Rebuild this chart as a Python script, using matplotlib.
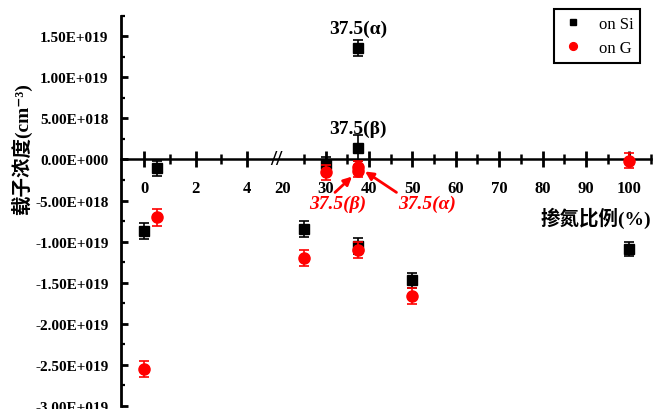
import numpy as np
import matplotlib
matplotlib.use('Agg')
import matplotlib.pyplot as plt
from matplotlib.ticker import FixedLocator, FuncFormatter, MultipleLocator

# on Si (black squares)
si_x = [0, 0.5, 25, 30, 37.5, 37.5, 37.5, 50, 100]
si_y = [-8.73e18, -1.07e18, -8.45e18, -0.6e18, 1.356e19, 1.4e18,
        -1.05e19, -1.47e19, -1.09e19]
si_err = [0.95e18, 0.9e18, 1.0e18, 0.9e18, 0.95e18, 1.6e18,
          0.95e18, 0.9e18, 0.85e18]

# on G (red circles)
g_x = [0, 0.5, 25, 30, 37.5, 37.5, 37.5, 50, 100]
g_y = [-2.55e19, -7.03e18, -1.2e19, -1.56e18, -0.9e18, -1.4e18,
       -1.1e19, -1.66e19, -1.5e17]
g_err = [1.0e18, 1.05e18, 1.0e18, 0.9e18, 0.7e18, 0.7e18,
         1.0e18, 0.95e18, 0.95e18]

x_major = [0, 2, 4, 20, 30, 40, 50, 60, 70, 80, 90, 100]
x_minor = [1, 3, 25, 35, 45, 55, 65, 75, 85, 95, 105]

# broken x axis: 0..5.36 linear, then 20..105 compressed
BRK_LO = 5.36
BRK_HI = 20.0
K = 0.1685


def fwd(x):
    x = np.asarray(x, dtype=float)
    return np.where(x <= BRK_LO, x,
                    np.where(x < BRK_HI, BRK_LO, BRK_LO + (x - BRK_HI) * K))


def inv(u):
    u = np.asarray(u, dtype=float)
    return np.where(u <= BRK_LO, u, BRK_HI + (u - BRK_LO) / K)


def sci(v, pos=None):
    if v == 0:
        return '0.00E+000'
    e = int(np.floor(np.log10(abs(v))))
    m = v / 10**e
    sign = '+' if e >= 0 else '-'
    return '%.2fE%s%03d' % (m, sign, abs(e))


plt.rcParams['font.family'] = ['Liberation Serif', 'Noto Sans CJK SC', 'DejaVu Sans']
plt.rcParams['font.weight'] = 'bold'

fig = plt.figure(figsize=(6.55, 4.1), dpi=100)
ax = fig.add_axes([121 / 655, 3 / 410, 530 / 655, 390.4 / 410])
ax.set_xscale('function', functions=(fwd, inv))

h_si = ax.errorbar(si_x, si_y, yerr=si_err, fmt='s', color='black', ms=7,
                   capsize=3.5, elinewidth=1.2, capthick=1.2, zorder=3)
h_g = ax.errorbar(g_x, g_y, yerr=g_err, fmt='o', color='red', ms=8,
                  capsize=3.5, elinewidth=1.2, capthick=1.2, zorder=4)

ax.set_xlim(-0.9, 105)
ax.set_ylim(-3e19, 1.75e19)

ax.xaxis.set_major_locator(FixedLocator(x_major))
ax.xaxis.set_minor_locator(FixedLocator(x_minor))
ax.xaxis.set_major_formatter(FuncFormatter(lambda v, p: '%d' % round(v)))
ax.yaxis.set_major_locator(MultipleLocator(0.5e19))
ax.yaxis.set_minor_locator(MultipleLocator(0.25e19))
ax.yaxis.set_major_formatter(FuncFormatter(sci))

ax.spines['top'].set_visible(False)
ax.spines['right'].set_visible(False)
ax.spines['left'].set_linewidth(2)
ax.spines['bottom'].set_position(('data', 0))
ax.spines['bottom'].set_linewidth(1.8)

ax.tick_params(axis='x', which='major', direction='inout', length=11.5,
               width=2, pad=9, labelsize=12)
ax.tick_params(axis='x', which='minor', direction='inout', length=6.5, width=1.8)
ax.tick_params(axis='y', which='major', direction='in', length=5, width=2,
               pad=9, labelsize=11)
ax.tick_params(axis='y', which='minor', direction='in', length=3, width=1.6)

# hide the tick at the break, draw the break mark instead
ax.xaxis.get_major_ticks()[3].tick1line.set_visible(False)
ax.text(5.15, 0, '//', ha='center', va='center', fontsize=16,
        fontweight='bold', zorder=5)

ax.set_ylabel('载子浓度(cm⁻³)', fontsize=14, fontweight='bold')
ax.yaxis.set_label_coords(-0.168, 0.66)
ax.set_xlabel('掺氮比例(%)', fontsize=14, fontweight='bold', ha='right')
ax.xaxis.set_label_coords(1.0, 0.51)

ax.text(37.5, 1.6e19, '37.5(α)', ha='center', va='center', fontsize=14,
        fontweight='bold')
ax.text(37.5, 3.83e18, '37.5(β)', ha='center', va='center', fontsize=14,
        fontweight='bold')
ax.annotate('37.5(β)', xy=(37.5, g_y[5]), xytext=(32.8, -5.4e18),
            color='red', fontsize=14, fontweight='bold', fontstyle='italic',
            ha='center', va='center',
            arrowprops=dict(arrowstyle='-|>', color='red', lw=2,
                            relpos=(0.4, 1), shrinkA=0, shrinkB=6,
                            mutation_scale=12))
ax.annotate('37.5(α)', xy=(37.5, g_y[4]), xytext=(53.3, -5.4e18),
            color='red', fontsize=14, fontweight='bold', fontstyle='italic',
            ha='center', va='center',
            arrowprops=dict(arrowstyle='-|>', color='red', lw=2,
                            relpos=(0.05, 1), shrinkA=0, shrinkB=6,
                            mutation_scale=12))

leg = ax.legend([h_si[0], h_g[0]], ['on Si', 'on G'], loc='upper right',
                bbox_to_anchor=(640 / 655, 1 - 10 / 410),
                bbox_transform=fig.transFigure, borderaxespad=0,
                fancybox=False, framealpha=1, edgecolor='black',
                markerscale=0.7, handlelength=1.5, handletextpad=0.8,
                prop={'family': 'Liberation Serif', 'weight': 'normal', 'size': 12})
leg.get_frame().set_linewidth(1.5)

fig.savefig('out.png', dpi=100)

[TASK OBJECTIVE]: Copy the data character for character, but drop all pictures from the copy.

[TASK OUTPUT]:
Rebuild this chart as a Python script, using matplotlib.
import numpy as np
import matplotlib
matplotlib.use('Agg')
import matplotlib.pyplot as plt
from matplotlib.ticker import FixedLocator, FuncFormatter, MultipleLocator

# on Si (black squares)
si_x = [0, 0.5, 25, 30, 37.5, 37.5, 37.5, 50, 100]
si_y = [-8.73e18, -1.07e18, -8.45e18, -0.6e18, 1.356e19, 1.4e18,
        -1.05e19, -1.47e19, -1.09e19]
si_err = [0.95e18, 0.9e18, 1.0e18, 0.9e18, 0.95e18, 1.6e18,
          0.95e18, 0.9e18, 0.85e18]

# on G (red circles)
g_x = [0, 0.5, 25, 30, 37.5, 37.5, 37.5, 50, 100]
g_y = [-2.55e19, -7.03e18, -1.2e19, -1.56e18, -0.9e18, -1.4e18,
       -1.1e19, -1.66e19, -1.5e17]
g_err = [1.0e18, 1.05e18, 1.0e18, 0.9e18, 0.7e18, 0.7e18,
         1.0e18, 0.95e18, 0.95e18]

x_major = [0, 2, 4, 20, 30, 40, 50, 60, 70, 80, 90, 100]
x_minor = [1, 3, 25, 35, 45, 55, 65, 75, 85, 95, 105]

# broken x axis: 0..5.36 linear, then 20..105 compressed
BRK_LO = 5.36
BRK_HI = 20.0
K = 0.1685


def fwd(x):
    x = np.asarray(x, dtype=float)
    return np.where(x <= BRK_LO, x,
                    np.where(x < BRK_HI, BRK_LO, BRK_LO + (x - BRK_HI) * K))


def inv(u):
    u = np.asarray(u, dtype=float)
    return np.where(u <= BRK_LO, u, BRK_HI + (u - BRK_LO) / K)


def sci(v, pos=None):
    if v == 0:
        return '0.00E+000'
    e = int(np.floor(np.log10(abs(v))))
    m = v / 10**e
    sign = '+' if e >= 0 else '-'
    return '%.2fE%s%03d' % (m, sign, abs(e))


plt.rcParams['font.family'] = ['Liberation Serif', 'Noto Sans CJK SC', 'DejaVu Sans']
plt.rcParams['font.weight'] = 'bold'

fig = plt.figure(figsize=(6.55, 4.1), dpi=100)
ax = fig.add_axes([121 / 655, 3 / 410, 530 / 655, 390.4 / 410])
ax.set_xscale('function', functions=(fwd, inv))

h_si = ax.errorbar(si_x, si_y, yerr=si_err, fmt='s', color='black', ms=7,
                   capsize=3.5, elinewidth=1.2, capthick=1.2, zorder=3)
h_g = ax.errorbar(g_x, g_y, yerr=g_err, fmt='o', color='red', ms=8,
                  capsize=3.5, elinewidth=1.2, capthick=1.2, zorder=4)

ax.set_xlim(-0.9, 105)
ax.set_ylim(-3e19, 1.75e19)

ax.xaxis.set_major_locator(FixedLocator(x_major))
ax.xaxis.set_minor_locator(FixedLocator(x_minor))
ax.xaxis.set_major_formatter(FuncFormatter(lambda v, p: '%d' % round(v)))
ax.yaxis.set_major_locator(MultipleLocator(0.5e19))
ax.yaxis.set_minor_locator(MultipleLocator(0.25e19))
ax.yaxis.set_major_formatter(FuncFormatter(sci))

ax.spines['top'].set_visible(False)
ax.spines['right'].set_visible(False)
ax.spines['left'].set_linewidth(2)
ax.spines['bottom'].set_position(('data', 0))
ax.spines['bottom'].set_linewidth(1.8)

ax.tick_params(axis='x', which='major', direction='inout', length=11.5,
               width=2, pad=9, labelsize=12)
ax.tick_params(axis='x', which='minor', direction='inout', length=6.5, width=1.8)
ax.tick_params(axis='y', which='major', direction='in', length=5, width=2,
               pad=9, labelsize=11)
ax.tick_params(axis='y', which='minor', direction='in', length=3, width=1.6)

# hide the tick at the break, draw the break mark instead
ax.xaxis.get_major_ticks()[3].tick1line.set_visible(False)
ax.text(5.15, 0, '//', ha='center', va='center', fontsize=16,
        fontweight='bold', zorder=5)

ax.set_ylabel('载子浓度(cm⁻³)', fontsize=14, fontweight='bold')
ax.yaxis.set_label_coords(-0.168, 0.66)
ax.set_xlabel('掺氮比例(%)', fontsize=14, fontweight='bold', ha='right')
ax.xaxis.set_label_coords(1.0, 0.51)

ax.text(37.5, 1.6e19, '37.5(α)', ha='center', va='center', fontsize=14,
        fontweight='bold')
ax.text(37.5, 3.83e18, '37.5(β)', ha='center', va='center', fontsize=14,
        fontweight='bold')
ax.annotate('37.5(β)', xy=(37.5, g_y[5]), xytext=(32.8, -5.4e18),
            color='red', fontsize=14, fontweight='bold', fontstyle='italic',
            ha='center', va='center',
            arrowprops=dict(arrowstyle='-|>', color='red', lw=2,
                            relpos=(0.4, 1), shrinkA=0, shrinkB=6,
                            mutation_scale=12))
ax.annotate('37.5(α)', xy=(37.5, g_y[4]), xytext=(53.3, -5.4e18),
            color='red', fontsize=14, fontweight='bold', fontstyle='italic',
            ha='center', va='center',
            arrowprops=dict(arrowstyle='-|>', color='red', lw=2,
                            relpos=(0.05, 1), shrinkA=0, shrinkB=6,
                            mutation_scale=12))

leg = ax.legend([h_si[0], h_g[0]], ['on Si', 'on G'], loc='upper right',
                bbox_to_anchor=(640 / 655, 1 - 10 / 410),
                bbox_transform=fig.transFigure, borderaxespad=0,
                fancybox=False, framealpha=1, edgecolor='black',
                markerscale=0.7, handlelength=1.5, handletextpad=0.8,
                prop={'family': 'Liberation Serif', 'weight': 'normal', 'size': 12})
leg.get_frame().set_linewidth(1.5)

fig.savefig('out.png', dpi=100)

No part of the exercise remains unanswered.